SET TASK => Reproduce, word for word, only the lines from the one containing "Write self-contained HTML" through the one containing "L1032,540 L1059,492 L1032,502", both included.

GIVEN RECORDS =>
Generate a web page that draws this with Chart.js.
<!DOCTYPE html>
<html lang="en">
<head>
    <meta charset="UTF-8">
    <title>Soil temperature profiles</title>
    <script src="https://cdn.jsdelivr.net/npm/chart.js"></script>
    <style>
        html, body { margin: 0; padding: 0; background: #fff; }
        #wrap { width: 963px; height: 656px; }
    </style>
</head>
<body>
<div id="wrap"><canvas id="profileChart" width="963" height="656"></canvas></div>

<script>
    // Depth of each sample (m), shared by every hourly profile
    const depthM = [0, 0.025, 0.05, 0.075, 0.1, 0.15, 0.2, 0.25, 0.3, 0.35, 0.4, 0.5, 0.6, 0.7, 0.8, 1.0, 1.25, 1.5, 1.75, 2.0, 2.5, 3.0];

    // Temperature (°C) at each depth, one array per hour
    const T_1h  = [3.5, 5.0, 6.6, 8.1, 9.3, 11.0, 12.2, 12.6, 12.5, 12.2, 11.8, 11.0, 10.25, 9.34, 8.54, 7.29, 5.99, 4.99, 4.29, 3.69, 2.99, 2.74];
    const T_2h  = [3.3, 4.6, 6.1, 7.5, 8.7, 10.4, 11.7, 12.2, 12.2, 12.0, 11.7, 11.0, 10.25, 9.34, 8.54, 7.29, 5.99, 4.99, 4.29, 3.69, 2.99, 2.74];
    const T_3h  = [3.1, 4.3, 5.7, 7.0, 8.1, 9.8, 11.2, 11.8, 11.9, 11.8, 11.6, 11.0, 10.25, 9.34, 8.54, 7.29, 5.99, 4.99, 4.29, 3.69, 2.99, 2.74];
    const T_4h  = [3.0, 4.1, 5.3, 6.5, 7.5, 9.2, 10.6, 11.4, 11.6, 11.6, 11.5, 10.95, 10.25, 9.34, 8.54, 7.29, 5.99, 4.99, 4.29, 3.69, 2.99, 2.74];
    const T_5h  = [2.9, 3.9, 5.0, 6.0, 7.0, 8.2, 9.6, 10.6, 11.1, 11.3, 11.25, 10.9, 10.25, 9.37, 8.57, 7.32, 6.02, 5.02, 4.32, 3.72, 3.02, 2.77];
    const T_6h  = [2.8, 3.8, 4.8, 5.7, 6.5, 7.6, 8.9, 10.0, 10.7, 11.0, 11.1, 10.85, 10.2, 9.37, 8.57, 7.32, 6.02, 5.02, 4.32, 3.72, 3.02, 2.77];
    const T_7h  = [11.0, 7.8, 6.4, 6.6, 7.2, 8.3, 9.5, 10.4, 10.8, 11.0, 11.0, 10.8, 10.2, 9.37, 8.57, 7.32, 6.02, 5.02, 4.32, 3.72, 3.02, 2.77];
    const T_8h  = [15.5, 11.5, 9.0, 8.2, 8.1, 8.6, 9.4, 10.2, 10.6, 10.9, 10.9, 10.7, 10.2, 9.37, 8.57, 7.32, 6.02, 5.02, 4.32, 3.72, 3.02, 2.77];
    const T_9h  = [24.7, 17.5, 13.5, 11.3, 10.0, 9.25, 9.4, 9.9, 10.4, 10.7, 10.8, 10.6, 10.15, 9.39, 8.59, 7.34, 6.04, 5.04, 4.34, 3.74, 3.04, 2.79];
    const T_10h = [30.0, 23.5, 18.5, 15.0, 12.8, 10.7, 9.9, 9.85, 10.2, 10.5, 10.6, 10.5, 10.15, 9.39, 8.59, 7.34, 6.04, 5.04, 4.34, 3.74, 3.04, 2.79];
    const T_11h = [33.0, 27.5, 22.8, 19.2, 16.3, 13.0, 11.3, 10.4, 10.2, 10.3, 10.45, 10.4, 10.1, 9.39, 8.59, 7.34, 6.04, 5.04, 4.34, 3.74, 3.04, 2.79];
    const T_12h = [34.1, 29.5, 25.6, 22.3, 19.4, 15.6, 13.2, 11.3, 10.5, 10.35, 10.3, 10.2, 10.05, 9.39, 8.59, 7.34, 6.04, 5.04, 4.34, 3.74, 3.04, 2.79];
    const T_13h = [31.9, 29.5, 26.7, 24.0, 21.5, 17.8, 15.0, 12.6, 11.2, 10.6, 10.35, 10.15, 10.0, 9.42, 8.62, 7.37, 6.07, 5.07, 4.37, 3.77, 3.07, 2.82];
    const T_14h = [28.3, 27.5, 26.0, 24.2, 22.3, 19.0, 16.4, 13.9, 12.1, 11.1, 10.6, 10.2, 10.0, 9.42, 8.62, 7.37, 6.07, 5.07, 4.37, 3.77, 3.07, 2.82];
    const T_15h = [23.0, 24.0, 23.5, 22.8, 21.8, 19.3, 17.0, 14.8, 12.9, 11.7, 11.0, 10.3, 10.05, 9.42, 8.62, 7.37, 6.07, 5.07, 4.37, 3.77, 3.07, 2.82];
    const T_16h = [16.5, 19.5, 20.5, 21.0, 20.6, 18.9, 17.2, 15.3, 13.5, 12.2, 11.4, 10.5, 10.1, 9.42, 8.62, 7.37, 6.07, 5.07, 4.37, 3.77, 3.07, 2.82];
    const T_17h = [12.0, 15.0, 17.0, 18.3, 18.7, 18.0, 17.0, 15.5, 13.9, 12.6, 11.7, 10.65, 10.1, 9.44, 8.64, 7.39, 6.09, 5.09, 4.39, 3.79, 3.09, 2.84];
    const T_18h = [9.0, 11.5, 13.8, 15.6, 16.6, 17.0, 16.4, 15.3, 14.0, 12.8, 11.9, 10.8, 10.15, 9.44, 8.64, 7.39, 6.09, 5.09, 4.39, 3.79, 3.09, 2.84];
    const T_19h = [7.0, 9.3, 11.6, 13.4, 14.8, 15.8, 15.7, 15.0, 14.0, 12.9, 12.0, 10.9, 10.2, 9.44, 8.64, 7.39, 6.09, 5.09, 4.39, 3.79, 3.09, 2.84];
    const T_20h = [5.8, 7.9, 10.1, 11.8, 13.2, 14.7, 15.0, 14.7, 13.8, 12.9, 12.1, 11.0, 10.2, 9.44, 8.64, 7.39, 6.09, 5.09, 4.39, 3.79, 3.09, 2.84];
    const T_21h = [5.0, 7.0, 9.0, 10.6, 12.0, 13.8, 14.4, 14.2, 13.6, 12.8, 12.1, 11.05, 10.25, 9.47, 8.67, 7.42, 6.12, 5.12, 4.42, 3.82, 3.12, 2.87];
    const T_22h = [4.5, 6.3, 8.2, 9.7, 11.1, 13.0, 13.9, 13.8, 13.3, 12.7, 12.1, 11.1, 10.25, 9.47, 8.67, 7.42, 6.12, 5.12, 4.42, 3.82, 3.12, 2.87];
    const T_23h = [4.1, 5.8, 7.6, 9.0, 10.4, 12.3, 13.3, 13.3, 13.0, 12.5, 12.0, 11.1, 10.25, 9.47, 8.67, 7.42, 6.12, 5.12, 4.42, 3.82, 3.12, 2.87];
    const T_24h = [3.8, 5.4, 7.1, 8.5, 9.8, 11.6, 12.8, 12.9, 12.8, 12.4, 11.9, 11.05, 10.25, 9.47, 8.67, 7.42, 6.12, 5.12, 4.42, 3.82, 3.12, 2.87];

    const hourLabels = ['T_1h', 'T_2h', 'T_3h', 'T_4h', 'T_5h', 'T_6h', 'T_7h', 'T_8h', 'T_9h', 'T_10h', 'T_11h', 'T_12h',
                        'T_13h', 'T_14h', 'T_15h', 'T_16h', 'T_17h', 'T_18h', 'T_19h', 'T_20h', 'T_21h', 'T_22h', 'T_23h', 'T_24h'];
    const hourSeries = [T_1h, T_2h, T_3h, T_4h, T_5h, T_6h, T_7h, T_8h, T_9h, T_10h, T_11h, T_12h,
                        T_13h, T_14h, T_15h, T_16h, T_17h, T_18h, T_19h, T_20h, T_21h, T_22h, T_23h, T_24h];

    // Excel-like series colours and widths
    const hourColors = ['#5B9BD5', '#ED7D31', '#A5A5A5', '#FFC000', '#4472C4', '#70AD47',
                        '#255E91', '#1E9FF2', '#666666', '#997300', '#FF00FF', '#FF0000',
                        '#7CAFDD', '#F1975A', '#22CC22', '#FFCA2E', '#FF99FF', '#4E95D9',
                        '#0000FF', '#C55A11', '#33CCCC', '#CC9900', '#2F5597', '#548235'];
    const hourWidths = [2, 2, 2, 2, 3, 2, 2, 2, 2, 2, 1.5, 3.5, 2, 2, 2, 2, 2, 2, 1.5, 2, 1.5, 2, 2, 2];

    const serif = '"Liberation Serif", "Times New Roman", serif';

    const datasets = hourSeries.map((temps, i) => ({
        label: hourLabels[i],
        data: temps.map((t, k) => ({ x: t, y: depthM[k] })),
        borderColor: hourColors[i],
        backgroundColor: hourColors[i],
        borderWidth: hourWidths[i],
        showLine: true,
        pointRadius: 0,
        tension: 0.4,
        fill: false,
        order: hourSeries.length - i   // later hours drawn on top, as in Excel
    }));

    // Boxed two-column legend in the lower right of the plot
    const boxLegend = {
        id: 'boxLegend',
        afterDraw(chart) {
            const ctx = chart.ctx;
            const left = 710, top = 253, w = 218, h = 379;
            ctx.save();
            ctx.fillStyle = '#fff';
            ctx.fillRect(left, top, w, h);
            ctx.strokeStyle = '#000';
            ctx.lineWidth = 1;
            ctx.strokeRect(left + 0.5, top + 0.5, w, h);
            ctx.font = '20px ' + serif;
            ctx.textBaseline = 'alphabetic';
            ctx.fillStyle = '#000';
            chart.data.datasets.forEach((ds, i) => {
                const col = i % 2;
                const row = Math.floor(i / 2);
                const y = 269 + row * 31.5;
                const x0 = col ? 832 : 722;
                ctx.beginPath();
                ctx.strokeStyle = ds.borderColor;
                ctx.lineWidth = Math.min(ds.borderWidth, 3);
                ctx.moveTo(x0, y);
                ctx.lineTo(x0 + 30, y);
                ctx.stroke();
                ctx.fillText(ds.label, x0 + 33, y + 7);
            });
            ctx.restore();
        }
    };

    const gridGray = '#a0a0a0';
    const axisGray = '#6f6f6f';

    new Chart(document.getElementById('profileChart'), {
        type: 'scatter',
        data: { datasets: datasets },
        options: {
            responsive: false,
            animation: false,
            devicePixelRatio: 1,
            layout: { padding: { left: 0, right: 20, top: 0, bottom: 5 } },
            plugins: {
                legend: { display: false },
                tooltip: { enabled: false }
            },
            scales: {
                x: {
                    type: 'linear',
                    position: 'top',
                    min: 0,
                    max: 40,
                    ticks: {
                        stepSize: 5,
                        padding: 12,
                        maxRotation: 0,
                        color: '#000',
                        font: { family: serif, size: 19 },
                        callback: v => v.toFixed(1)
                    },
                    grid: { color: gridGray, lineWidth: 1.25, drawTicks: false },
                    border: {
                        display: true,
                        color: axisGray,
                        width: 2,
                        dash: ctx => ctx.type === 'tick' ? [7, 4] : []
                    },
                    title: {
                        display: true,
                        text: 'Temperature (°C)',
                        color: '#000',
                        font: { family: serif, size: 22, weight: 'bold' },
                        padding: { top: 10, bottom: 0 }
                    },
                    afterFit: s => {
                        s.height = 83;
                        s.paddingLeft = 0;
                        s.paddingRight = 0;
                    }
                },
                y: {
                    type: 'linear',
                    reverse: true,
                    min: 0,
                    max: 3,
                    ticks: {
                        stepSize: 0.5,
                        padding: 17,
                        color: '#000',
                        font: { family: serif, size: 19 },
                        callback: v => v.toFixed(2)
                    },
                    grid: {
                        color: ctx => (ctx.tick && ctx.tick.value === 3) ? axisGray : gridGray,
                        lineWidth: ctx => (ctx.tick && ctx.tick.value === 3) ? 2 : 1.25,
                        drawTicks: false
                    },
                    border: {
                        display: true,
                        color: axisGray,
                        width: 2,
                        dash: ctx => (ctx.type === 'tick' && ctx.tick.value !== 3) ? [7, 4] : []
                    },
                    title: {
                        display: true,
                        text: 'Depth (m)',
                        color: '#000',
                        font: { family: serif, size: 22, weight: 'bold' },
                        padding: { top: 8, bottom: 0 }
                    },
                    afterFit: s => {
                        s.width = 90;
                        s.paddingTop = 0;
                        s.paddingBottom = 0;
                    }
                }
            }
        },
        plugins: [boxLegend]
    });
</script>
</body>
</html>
==
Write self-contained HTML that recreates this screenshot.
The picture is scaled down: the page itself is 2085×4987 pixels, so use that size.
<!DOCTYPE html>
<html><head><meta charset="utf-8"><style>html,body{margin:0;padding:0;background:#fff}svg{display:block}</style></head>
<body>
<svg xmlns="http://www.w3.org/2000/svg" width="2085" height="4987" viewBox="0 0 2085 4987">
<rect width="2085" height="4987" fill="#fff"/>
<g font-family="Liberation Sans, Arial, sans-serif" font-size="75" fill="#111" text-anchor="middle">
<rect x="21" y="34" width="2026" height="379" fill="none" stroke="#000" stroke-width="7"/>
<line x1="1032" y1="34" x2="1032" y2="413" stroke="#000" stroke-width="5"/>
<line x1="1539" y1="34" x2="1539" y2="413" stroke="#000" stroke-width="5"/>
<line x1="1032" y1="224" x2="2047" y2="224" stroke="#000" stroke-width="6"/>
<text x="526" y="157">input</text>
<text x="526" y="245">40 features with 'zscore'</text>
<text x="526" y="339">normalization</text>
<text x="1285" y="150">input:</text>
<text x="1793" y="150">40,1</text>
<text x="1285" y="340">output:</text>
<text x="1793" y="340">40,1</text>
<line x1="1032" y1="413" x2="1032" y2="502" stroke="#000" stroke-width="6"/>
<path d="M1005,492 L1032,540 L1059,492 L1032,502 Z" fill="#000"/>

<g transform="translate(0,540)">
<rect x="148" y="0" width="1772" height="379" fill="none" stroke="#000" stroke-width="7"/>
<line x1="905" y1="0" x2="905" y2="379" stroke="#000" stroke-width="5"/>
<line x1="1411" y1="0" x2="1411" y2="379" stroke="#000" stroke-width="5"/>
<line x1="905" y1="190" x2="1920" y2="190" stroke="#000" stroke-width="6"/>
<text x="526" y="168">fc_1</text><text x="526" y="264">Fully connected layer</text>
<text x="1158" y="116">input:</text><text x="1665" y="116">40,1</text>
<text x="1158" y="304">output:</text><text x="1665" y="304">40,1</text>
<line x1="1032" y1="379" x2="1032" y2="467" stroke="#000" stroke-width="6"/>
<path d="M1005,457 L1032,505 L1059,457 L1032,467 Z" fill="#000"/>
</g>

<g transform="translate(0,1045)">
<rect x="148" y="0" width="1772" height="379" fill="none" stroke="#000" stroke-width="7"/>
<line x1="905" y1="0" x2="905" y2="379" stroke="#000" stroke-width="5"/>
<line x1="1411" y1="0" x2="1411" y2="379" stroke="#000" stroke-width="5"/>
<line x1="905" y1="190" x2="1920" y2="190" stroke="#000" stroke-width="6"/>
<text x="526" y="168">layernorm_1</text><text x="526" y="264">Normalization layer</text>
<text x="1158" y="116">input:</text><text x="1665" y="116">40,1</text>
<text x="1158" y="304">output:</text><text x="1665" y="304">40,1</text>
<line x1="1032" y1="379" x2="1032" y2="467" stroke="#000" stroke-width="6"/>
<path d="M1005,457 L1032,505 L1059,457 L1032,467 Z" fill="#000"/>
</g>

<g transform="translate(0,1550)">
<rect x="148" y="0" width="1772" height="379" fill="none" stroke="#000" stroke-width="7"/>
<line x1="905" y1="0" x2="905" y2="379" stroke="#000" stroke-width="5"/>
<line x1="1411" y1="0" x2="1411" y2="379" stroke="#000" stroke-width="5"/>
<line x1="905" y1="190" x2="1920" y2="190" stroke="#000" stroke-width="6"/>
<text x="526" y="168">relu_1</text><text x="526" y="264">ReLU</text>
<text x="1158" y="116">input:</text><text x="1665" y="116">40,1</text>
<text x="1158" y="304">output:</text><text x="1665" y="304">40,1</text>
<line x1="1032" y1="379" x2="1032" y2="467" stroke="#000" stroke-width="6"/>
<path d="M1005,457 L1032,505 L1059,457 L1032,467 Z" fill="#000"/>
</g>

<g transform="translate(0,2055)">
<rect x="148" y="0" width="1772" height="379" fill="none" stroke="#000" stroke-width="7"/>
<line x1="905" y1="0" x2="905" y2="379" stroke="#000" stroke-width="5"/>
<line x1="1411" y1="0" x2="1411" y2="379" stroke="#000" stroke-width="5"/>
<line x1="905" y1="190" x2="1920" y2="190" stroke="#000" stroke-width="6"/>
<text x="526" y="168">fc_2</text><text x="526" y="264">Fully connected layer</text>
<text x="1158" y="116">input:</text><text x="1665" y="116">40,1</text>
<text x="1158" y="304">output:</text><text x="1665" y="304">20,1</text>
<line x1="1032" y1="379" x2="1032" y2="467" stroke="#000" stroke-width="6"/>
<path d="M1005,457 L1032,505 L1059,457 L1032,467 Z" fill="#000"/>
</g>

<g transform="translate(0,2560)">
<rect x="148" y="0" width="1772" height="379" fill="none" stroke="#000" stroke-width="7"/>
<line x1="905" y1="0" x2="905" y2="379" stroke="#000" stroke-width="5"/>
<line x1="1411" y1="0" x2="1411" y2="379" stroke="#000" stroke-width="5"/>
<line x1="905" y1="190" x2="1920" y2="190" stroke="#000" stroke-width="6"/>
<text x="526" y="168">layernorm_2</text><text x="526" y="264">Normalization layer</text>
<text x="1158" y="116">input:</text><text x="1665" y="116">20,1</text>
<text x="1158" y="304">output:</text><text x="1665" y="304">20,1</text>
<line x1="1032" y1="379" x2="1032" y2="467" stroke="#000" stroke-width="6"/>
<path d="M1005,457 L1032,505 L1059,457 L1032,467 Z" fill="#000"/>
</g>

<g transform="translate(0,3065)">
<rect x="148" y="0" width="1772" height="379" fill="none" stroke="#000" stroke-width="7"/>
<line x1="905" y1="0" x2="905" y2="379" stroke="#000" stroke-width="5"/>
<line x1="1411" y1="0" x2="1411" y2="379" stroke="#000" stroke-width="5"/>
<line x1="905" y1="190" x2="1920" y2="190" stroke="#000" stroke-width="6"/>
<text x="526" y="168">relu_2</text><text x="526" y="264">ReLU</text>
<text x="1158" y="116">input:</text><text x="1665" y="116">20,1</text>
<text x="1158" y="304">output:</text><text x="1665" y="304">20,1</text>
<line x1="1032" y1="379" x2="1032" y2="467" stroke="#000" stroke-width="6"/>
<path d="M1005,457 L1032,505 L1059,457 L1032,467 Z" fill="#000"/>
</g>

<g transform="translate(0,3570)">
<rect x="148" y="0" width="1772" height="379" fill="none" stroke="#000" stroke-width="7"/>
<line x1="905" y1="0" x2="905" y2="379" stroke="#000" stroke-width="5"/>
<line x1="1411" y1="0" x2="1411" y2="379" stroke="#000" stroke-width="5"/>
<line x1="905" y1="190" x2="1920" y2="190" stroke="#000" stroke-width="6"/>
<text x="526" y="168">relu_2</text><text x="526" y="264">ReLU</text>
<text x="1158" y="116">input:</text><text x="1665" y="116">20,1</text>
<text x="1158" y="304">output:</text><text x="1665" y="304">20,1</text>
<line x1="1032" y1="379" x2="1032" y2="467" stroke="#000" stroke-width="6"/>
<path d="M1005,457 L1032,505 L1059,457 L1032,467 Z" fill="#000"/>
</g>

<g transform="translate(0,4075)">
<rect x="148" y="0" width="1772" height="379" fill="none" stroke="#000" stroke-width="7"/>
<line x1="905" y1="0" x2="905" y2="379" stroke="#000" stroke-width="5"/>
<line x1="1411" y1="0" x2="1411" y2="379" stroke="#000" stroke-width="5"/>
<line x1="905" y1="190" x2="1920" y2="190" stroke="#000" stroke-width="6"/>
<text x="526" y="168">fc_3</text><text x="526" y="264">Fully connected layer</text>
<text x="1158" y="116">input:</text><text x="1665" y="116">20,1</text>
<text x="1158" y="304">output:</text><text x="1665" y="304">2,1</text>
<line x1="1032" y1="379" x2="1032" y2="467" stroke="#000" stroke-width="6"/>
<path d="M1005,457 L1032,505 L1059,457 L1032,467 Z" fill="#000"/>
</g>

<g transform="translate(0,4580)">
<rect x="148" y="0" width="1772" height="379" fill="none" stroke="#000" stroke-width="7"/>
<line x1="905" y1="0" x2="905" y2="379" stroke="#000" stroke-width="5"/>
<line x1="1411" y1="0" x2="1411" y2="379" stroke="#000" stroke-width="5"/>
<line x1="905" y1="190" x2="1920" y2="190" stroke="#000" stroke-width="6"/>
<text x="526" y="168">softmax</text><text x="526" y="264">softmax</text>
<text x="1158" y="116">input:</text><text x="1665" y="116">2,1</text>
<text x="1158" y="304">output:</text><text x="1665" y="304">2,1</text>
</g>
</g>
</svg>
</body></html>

RESULT OF THE EXERCISE =>
Write self-contained HTML that recreates this screenshot.
The picture is scaled down: the page itself is 2085×4987 pixels, so use that size.
<!DOCTYPE html>
<html><head><meta charset="utf-8"><style>html,body{margin:0;padding:0;background:#fff}svg{display:block}</style></head>
<body>
<svg xmlns="http://www.w3.org/2000/svg" width="2085" height="4987" viewBox="0 0 2085 4987">
<rect width="2085" height="4987" fill="#fff"/>
<g font-family="Liberation Sans, Arial, sans-serif" font-size="75" fill="#111" text-anchor="middle">
<rect x="21" y="34" width="2026" height="379" fill="none" stroke="#000" stroke-width="7"/>
<line x1="1032" y1="34" x2="1032" y2="413" stroke="#000" stroke-width="5"/>
<line x1="1539" y1="34" x2="1539" y2="413" stroke="#000" stroke-width="5"/>
<line x1="1032" y1="224" x2="2047" y2="224" stroke="#000" stroke-width="6"/>
<text x="526" y="157">input</text>
<text x="526" y="245">40 features with 'zscore'</text>
<text x="526" y="339">normalization</text>
<text x="1285" y="150">input:</text>
<text x="1793" y="150">40,1</text>
<text x="1285" y="340">output:</text>
<text x="1793" y="340">40,1</text>
<line x1="1032" y1="413" x2="1032" y2="502" stroke="#000" stroke-width="6"/>
<path d="M1005,492 L1032,540 L1059,492 L1032,502 Z" fill="#000"/>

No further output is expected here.